§ Dataset content:
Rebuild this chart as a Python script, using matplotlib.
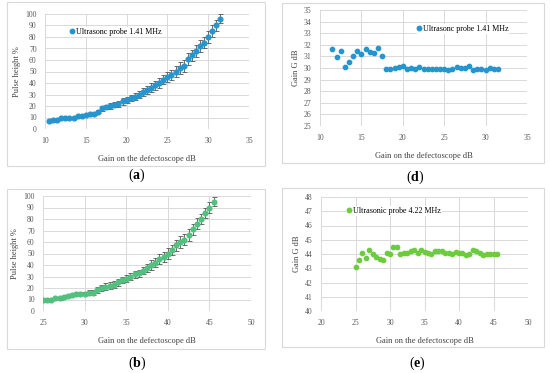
import matplotlib
matplotlib.use("Agg")
import matplotlib.pyplot as plt
from matplotlib.patches import Rectangle
from matplotlib.lines import Line2D

plt.rcParams['font.family'] = ['Liberation Serif', 'DejaVu Serif']
plt.rcParams['mathtext.fontset'] = 'custom'
plt.rcParams['mathtext.bf'] = 'Liberation Serif:bold'
plt.rcParams['mathtext.rm'] = 'Liberation Serif'

# ---------------- data ----------------
a_x = [10.5 + 0.5 * i for i in range(43)]
a_y = [7, 8, 8, 10, 10, 10, 10, 11, 11, 12, 13, 13, 15, 18, 19, 20, 21, 22, 24, 25,
       27, 28, 30, 32, 34, 36, 38, 40, 43, 45, 47, 50, 53, 55, 61, 64, 68, 72, 75, 80,
       85, 90, 96]
a_err = [0.5, 0.5, 0.5, 0.7, 0.7, 0.7, 0.7, 0.8, 0.8, 1, 1, 1, 1.5, 2, 2, 2.2, 2.3, 2.5,
         2.7, 2.8, 3, 3, 3.2, 3.4, 3.5, 3.6, 3.8, 4, 4, 4.2, 4.5, 4.7, 5, 5, 5, 5, 5, 5,
         5, 5, 5, 4.5, 4]

d_x = [11.5 + 0.5 * i for i in range(41)]
d_y = [31.6, 30.95, 31.5, 30.05, 30.5, 31.0, 31.5, 31.2, 31.65, 31.4, 31.25, 31.7, 31.0,
       29.9, 29.9, 29.97, 30.05, 30.15, 29.9, 30.0, 29.9, 30.05, 29.95, 29.9, 29.9, 29.9,
       29.95, 29.95, 29.85, 29.95, 30.05, 30.0, 30.0, 30.15, 29.8, 29.9, 29.9, 29.85,
       30.0, 29.95, 29.95]

b_x = [25 + 0.5 * i for i in range(42)]
b_y = [10, 10, 10, 11, 11, 12, 13, 14, 15, 15, 15, 16, 16, 18, 20, 21, 22, 23, 25, 27,
       28, 30, 32, 33, 35, 37, 40, 42, 45, 47, 50, 53, 57, 60, 62, 66, 71, 76, 80, 85,
       90, 95]
b_err = [0.5, 0.5, 0.5, 0.8, 1, 1, 1, 1, 1.2, 1.2, 1.5, 2, 2, 2.5, 3, 3, 3, 3, 3, 3, 3,
         3, 3, 3, 3, 3.5, 4, 4, 4.5, 4.5, 4.5, 4.5, 5, 5.5, 5, 5, 5, 5, 4.5, 4.5, 4.5, 4]

e_x = [25 + 0.5 * i for i in range(42)]
e_y = [43.1, 43.57, 44.08, 43.75, 44.27, 44.0, 43.8, 43.65, 43.55, 44.06, 44.0, 44.5,
       44.48, 44.0, 44.05, 44.1, 44.2, 44.3, 44.1, 44.3, 44.15, 44.05, 44.0, 44.2, 44.2,
       44.2, 44.05, 44.1, 44.0, 44.15, 44.1, 44.1, 43.95, 44.0, 44.25, 44.2, 44.1, 43.95,
       44.0, 44.0, 44.0, 44.0]

x_label = "Gain on the defectoscope dB"
legend_141 = "Ultrasonc probe 1.41 MHz"
legend_422 = "Ultrasonic probe 4.22 MHz"

BLUE = '#2595d0'
GREEN_B = '#52c07e'
GREEN_E = '#6ccc3e'
ERR = '#555555'
GRID = '#d9d9d9'
TICK = '#595959'

W, H = 550, 373
fig = plt.figure(figsize=(W / 100, H / 100), dpi=100)


def add_ax(left, right, top, bottom):
    return fig.add_axes([left / W, (H - bottom) / H, (right - left) / W, (bottom - top) / H])


def style(ax, xlim, xstep, ylim, ystep, ylabel):
    ax.set_xlim(*xlim)
    ax.set_ylim(*ylim)
    xt = list(range(xlim[0], xlim[1] + 1, xstep))
    yt = list(range(ylim[0], ylim[1] + 1, ystep))
    ax.set_xticks(xt)
    ax.set_yticks(yt)
    for s in ax.spines.values():
        s.set_visible(False)
    ax.grid(True, color=GRID, linewidth=0.7)
    ax.set_axisbelow(True)
    ax.tick_params(length=0, labelsize=5.5, labelcolor=TICK, pad=6)
    ax.set_xlabel(x_label, fontsize=6, color='#404040', labelpad=7)
    ax.set_ylabel(ylabel, fontsize=6, color='#404040', labelpad=3)


def legend(ax, color, text, x, y):
    h = Line2D([], [], marker='o', linestyle='none', color=color, ms=3.2)
    ax.legend([h], [text], loc='center left', bbox_to_anchor=(x, y), frameon=True,
              facecolor='white', edgecolor='none', framealpha=1, fontsize=5.8,
              handlelength=0.5, handletextpad=0.3, borderpad=0.1, borderaxespad=0)


def box(l, r, t, b):
    fig.patches.append(Rectangle((l / W, (H - b) / H), (r - l) / W, (b - t) / H,
                                 transform=fig.transFigure, fill=False,
                                 edgecolor=GRID, linewidth=0.8))


box(7, 265, 2, 166)
box(282, 544, 3, 163)
box(7, 265, 189, 349)
box(282, 544, 188, 347)

# (a)
ax = add_ax(45, 249, 14, 129)
ax.errorbar(a_x, a_y, yerr=a_err, fmt='o', color=BLUE, ms=3.4, ecolor=ERR,
            elinewidth=0.6, capsize=1.8, capthick=0.6)
style(ax, (10, 35), 5, (0, 100), 10, "Pulse height %")
legend(ax, BLUE, legend_141, 0.118, 0.843)

# (d)
ax = add_ax(320, 527, 10, 126)
ax.plot(d_x, d_y, 'o', color=BLUE, ms=3.1)
style(ax, (10, 35), 5, (25, 35), 1, "Gain G dB")
legend(ax, BLUE, legend_141, 0.464, 0.836)

# (b)
ax = add_ax(43, 251, 196, 311)
ax.errorbar(b_x, b_y, yerr=b_err, fmt='o', color=GREEN_B, ms=3.4, ecolor=ERR,
            elinewidth=0.6, capsize=1.8, capthick=0.6)
style(ax, (25, 50), 5, (0, 100), 10, "Pulse height %")

# (e)
ax = add_ax(321, 528, 197, 311)
ax.plot(e_x, e_y, 'o', color=GREEN_E, ms=3.1)
style(ax, (20, 50), 5, (40, 48), 1, "Gain G dB")
legend(ax, GREEN_E, legend_422, 0.121, 0.877)

# panel labels
for lab, x, y in [('a', 137, 175), ('d', 415, 177), ('b', 137, 363), ('e', 417, 363)]:
    fig.text(x / W, (H - y) / H, '(' + r'$\mathbf{' + lab + '}$' + ')',
             ha='center', va='center', fontsize=10, color='black')

fig.savefig('out.png', dpi=100, facecolor='white')
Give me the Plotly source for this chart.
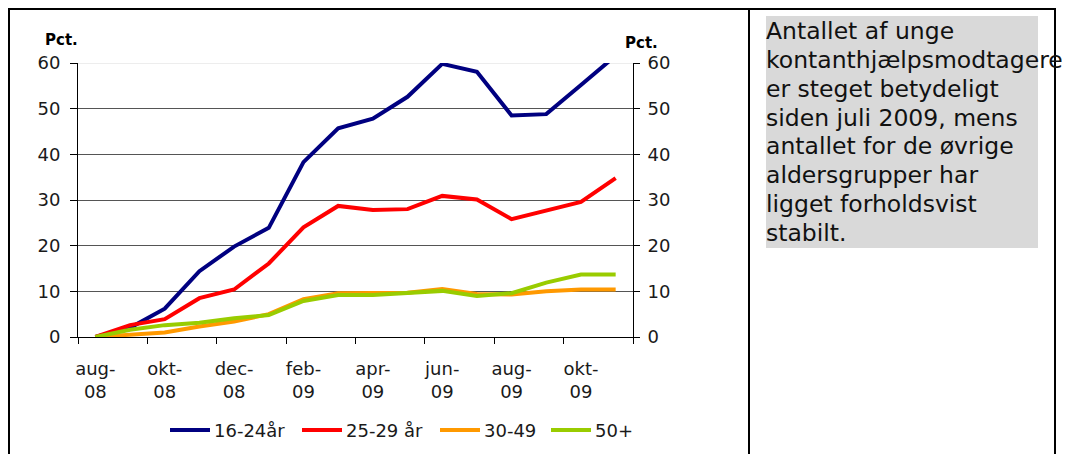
import plotly.graph_objects as go

W, H = 1070, 454
OFF = 8  # the page body adds an 8px margin around the figure
PL, PR, PT, PB = 78, 633, 63, 337  # plot area in page pixels


def px(x):
    return (x - PL) / (PR - PL)


def py(y):
    return (PB - y) / (PB - PT)


months = ["aug-08", "sep-08", "okt-08", "nov-08", "dec-08", "jan-09", "feb-09", "mar-09",
          "apr-09", "maj-09", "jun-09", "jul-09", "aug-09", "sep-09", "okt-09", "nov-09"]
age_16_24 = [0, 2.0, 6.2, 14.4, 19.8, 23.9, 38.3, 45.7, 47.8, 52.6, 59.8, 58.1, 48.5, 48.8, 55.2, 61.6]
age_25_29 = [0, 2.6, 3.9, 8.5, 10.4, 16.1, 24.0, 28.7, 27.8, 28.0, 30.9, 30.1, 25.8, 27.7, 29.6, 34.8]
age_30_49 = [0, 0.5, 1.0, 2.3, 3.4, 5.0, 8.3, 9.6, 9.7, 9.7, 10.5, 9.4, 9.3, 10.0, 10.4, 10.4]
age_50 = [0, 1.6, 2.6, 3.1, 4.1, 4.8, 7.9, 9.2, 9.2, 9.6, 10.1, 9.0, 9.6, 11.9, 13.7, 13.7]

series_names = ["16-24år", "25-29 år", "30-49", "50+"]
series_colors = ["#000080", "#FF0000", "#FF9900", "#99CC00"]
y_ticks = [0, 10, 20, 30, 40, 50, 60]
label_months = months[::2]

note_lines = ["Antallet af unge", "kontanthjælpsmodtagere", "er steget betydeligt",
              "siden juli 2009, mens", "antallet for de øvrige", "aldersgrupper har",
              "ligget forholdsvist", "stabilt."]

FONT = "DejaVu Sans"
TXT = "#1a1a1a"

fig = go.Figure()
for name, values, color in zip(series_names, [age_16_24, age_25_29, age_30_49, age_50], series_colors):
    fig.add_scatter(x=months, y=values, name=name, mode="lines",
                    line=dict(color=color, width=4), showlegend=False)

# carrier trace for the secondary axes (boundary ticks, right-hand scale)
fig.add_scatter(x=[0], y=[0], xaxis="x2", yaxis="y2", mode="none",
                showlegend=False, hoverinfo="skip")

fig.update_layout(
    width=W, height=H, autosize=False,
    margin=dict(l=PL - OFF, r=W - (PR - OFF), t=PT - OFF, b=H - (PB - OFF), pad=0),
    paper_bgcolor="white", plot_bgcolor="white",
    font=dict(family=FONT, size=18, color=TXT),
    xaxis=dict(type="category", range=[-0.5, len(months) - 0.5],
               tickvals=label_months,
               ticktext=[m.replace("-", "-<br>") for m in label_months],
               ticks="", showgrid=False, showline=True, linecolor="black", linewidth=1,
               ticklabelstandoff=15, tickfont=dict(size=18, color=TXT), automargin=False),
    xaxis2=dict(overlaying="x", anchor="y", range=[-0.5, len(months) - 0.5],
                tickvals=[i - 0.5 for i in range(0, len(months) + 1, 2)],
                ticks="outside", ticklen=6, tickcolor="black", showticklabels=False,
                showgrid=False, showline=False, zeroline=False),
    yaxis=dict(range=[0, 60], tickvals=y_ticks, ticks="outside", ticklen=7,
               tickcolor="black", showline=True, linecolor="black", linewidth=1,
               showgrid=True, gridcolor="#555555", gridwidth=1, zeroline=False,
               ticklabelstandoff=6, tickfont=dict(size=18, color=TXT), automargin=False),
    yaxis2=dict(overlaying="y", side="right", anchor="x2", range=[0, 60], tickvals=y_ticks,
                ticks="outside", ticklen=6, tickcolor="black", showline=True,
                linecolor="black", linewidth=1, showgrid=False, zeroline=False,
                ticklabelstandoff=4, tickfont=dict(size=18, color=TXT), automargin=False),
    showlegend=False,
)

# light top gridline
fig.add_shape(type="line", xref="paper", yref="y", x0=0, x1=1, y0=60, y1=60,
              line=dict(color="#dcdcdc", width=1), layer="between")

# legend: line sample + label per series
legend_x = [170, 302, 440, 551]
for x, name, color in zip(legend_x, series_names, series_colors):
    fig.add_shape(type="line", xref="paper", yref="paper", x0=px(x), x1=px(x + 40),
                  y0=py(430), y1=py(430), line=dict(color=color, width=4))
    fig.add_annotation(text=name, xref="paper", yref="paper", x=px(x + 42), y=py(430),
                       xanchor="left", yanchor="middle", showarrow=False,
                       font=dict(size=18, color=TXT))

# "Pct." unit labels
for x, y in [(61, 40), (641, 43)]:
    fig.add_annotation(text="<b>Pct.</b>", xref="paper", yref="paper", x=px(x), y=py(y),
                       xanchor="center", yanchor="middle", showarrow=False,
                       font=dict(size=15, color="black"))

# frame around chart and text panel
fig.add_shape(type="rect", xref="paper", yref="paper", x0=px(9), x1=px(1055),
              y0=py(480), y1=py(9), line=dict(color="black", width=2), layer="above")
fig.add_shape(type="line", xref="paper", yref="paper", x0=px(749), x1=px(749),
              y0=py(480), y1=py(9), line=dict(color="black", width=2), layer="above")

# grey note box
fig.add_shape(type="rect", xref="paper", yref="paper", x0=px(766), x1=px(1038),
              y0=py(248), y1=py(16), fillcolor="#d9d9d9", line=dict(width=0), layer="below")
for i, line in enumerate(note_lines):
    fig.add_annotation(text=line, xref="paper", yref="paper", x=px(764), y=py(31 + i * 28.85),
                       xanchor="left", yanchor="middle", showarrow=False,
                       font=dict(size=23.5, color="#111111"))

fig.write_html("out.html")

§ Brief:
Every line from the top of the entries through the line that holds "from matplotlib.lines import Line2D" is to be quoted exactly, please, and nothing else; omit the pictures.

§ Output for this task:
Rebuild this chart as a Python script, using matplotlib.
import matplotlib
matplotlib.use("Agg")
import matplotlib.pyplot as plt
from matplotlib.patches import Rectangle
from matplotlib.lines import Line2D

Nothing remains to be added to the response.